***** DATA BLOCK *****

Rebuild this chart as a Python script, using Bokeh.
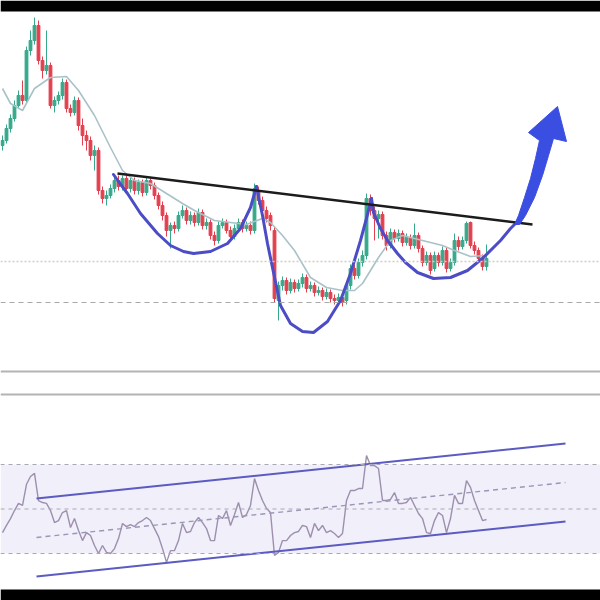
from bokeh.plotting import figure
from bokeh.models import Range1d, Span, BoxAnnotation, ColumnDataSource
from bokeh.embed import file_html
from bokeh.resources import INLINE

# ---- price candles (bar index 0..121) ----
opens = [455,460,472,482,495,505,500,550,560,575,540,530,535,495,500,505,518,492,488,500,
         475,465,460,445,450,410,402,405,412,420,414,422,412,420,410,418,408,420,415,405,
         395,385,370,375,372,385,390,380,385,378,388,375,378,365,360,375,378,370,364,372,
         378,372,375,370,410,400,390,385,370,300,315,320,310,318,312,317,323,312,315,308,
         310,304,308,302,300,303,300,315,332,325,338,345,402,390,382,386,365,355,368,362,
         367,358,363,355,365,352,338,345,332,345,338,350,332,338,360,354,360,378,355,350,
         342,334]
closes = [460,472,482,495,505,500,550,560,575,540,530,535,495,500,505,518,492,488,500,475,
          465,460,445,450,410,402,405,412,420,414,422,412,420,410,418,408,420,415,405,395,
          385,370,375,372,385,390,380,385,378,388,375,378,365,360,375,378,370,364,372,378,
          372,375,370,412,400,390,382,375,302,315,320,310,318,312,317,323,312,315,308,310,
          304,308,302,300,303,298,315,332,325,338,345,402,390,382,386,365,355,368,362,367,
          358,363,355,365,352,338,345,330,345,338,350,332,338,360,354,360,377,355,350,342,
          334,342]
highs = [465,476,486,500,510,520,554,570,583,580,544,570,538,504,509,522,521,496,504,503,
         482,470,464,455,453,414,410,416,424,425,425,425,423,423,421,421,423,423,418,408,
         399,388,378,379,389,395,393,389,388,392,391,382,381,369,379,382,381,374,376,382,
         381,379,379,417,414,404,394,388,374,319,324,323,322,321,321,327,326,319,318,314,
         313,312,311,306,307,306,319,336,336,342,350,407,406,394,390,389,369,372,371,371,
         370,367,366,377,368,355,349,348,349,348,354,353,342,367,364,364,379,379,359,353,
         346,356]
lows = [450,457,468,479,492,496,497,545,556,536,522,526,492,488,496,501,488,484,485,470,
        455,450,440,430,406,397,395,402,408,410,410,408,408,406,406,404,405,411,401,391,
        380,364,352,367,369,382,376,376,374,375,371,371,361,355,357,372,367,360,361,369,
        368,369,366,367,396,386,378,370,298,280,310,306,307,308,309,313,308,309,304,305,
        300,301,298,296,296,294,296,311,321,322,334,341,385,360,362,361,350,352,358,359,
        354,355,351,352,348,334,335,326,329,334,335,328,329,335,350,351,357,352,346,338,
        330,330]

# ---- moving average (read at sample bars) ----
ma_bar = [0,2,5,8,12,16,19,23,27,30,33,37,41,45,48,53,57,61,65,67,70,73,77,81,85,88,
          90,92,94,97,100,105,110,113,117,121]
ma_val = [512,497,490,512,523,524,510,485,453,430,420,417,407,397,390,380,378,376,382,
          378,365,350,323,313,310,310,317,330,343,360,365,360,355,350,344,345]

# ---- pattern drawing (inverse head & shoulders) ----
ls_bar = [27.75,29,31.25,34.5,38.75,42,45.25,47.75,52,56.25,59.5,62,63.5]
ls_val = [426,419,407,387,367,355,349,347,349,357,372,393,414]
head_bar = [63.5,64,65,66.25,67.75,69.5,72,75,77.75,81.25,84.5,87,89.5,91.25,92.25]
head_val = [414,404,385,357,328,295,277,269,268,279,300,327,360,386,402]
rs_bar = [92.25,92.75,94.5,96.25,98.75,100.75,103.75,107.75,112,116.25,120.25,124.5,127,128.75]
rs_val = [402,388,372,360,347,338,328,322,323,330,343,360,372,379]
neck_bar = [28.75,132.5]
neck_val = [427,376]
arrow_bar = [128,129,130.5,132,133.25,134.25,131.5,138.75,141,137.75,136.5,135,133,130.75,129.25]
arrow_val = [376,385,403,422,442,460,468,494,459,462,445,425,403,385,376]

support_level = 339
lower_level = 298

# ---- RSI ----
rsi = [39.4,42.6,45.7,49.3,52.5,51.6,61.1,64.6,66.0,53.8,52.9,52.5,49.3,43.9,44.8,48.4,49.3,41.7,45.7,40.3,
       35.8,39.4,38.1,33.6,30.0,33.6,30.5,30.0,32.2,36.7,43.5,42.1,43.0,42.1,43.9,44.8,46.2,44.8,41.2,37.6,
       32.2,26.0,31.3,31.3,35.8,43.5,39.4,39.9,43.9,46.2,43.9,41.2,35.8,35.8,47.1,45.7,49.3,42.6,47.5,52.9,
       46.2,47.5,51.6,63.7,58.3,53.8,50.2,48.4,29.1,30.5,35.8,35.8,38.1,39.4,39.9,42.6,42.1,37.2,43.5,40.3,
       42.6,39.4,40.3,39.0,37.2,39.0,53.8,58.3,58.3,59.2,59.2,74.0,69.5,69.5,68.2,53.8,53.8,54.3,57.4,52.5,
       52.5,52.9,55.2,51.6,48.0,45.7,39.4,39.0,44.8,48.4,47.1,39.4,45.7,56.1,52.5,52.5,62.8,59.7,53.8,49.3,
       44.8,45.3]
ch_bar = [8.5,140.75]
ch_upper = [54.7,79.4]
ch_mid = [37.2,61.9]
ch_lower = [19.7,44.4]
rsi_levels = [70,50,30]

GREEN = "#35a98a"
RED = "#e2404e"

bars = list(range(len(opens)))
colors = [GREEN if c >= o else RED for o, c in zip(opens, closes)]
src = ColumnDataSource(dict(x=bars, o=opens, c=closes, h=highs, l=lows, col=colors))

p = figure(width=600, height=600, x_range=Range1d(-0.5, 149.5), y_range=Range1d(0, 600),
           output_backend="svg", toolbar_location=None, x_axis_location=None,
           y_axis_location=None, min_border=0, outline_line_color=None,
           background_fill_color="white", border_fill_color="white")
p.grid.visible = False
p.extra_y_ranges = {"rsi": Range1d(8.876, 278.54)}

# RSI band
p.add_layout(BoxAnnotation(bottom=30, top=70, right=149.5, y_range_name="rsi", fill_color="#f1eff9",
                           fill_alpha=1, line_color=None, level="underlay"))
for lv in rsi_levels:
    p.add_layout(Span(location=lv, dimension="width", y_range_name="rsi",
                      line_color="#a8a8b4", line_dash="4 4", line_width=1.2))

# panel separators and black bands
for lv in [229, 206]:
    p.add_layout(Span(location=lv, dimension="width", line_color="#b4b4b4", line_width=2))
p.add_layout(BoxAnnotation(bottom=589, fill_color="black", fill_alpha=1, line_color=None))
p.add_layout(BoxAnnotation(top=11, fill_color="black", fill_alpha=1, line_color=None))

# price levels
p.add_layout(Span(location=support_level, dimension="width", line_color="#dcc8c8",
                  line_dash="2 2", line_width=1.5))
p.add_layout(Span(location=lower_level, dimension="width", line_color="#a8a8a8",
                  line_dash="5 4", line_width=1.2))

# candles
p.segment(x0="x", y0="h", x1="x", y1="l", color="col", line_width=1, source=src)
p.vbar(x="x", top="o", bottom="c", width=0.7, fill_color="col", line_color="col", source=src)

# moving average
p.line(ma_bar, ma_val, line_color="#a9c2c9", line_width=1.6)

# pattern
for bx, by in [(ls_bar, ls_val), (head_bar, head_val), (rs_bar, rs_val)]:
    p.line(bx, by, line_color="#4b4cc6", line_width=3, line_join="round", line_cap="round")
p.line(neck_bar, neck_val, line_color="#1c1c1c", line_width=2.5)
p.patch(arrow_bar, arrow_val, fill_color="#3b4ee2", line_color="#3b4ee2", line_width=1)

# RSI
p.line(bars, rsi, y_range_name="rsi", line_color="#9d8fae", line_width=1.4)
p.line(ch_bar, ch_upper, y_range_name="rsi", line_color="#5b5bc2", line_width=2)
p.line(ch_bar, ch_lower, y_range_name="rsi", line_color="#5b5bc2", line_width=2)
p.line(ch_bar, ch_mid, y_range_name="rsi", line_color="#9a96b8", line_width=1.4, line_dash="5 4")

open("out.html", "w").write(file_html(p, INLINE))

*****

**AIM**
Without the pictures, return the listing above from its first line through the line that has "from bokeh.resources import INLINE".

**RESPONSE TO THIS TASK**
Rebuild this chart as a Python script, using Bokeh.
from bokeh.plotting import figure
from bokeh.models import Range1d, Span, BoxAnnotation, ColumnDataSource
from bokeh.embed import file_html
from bokeh.resources import INLINE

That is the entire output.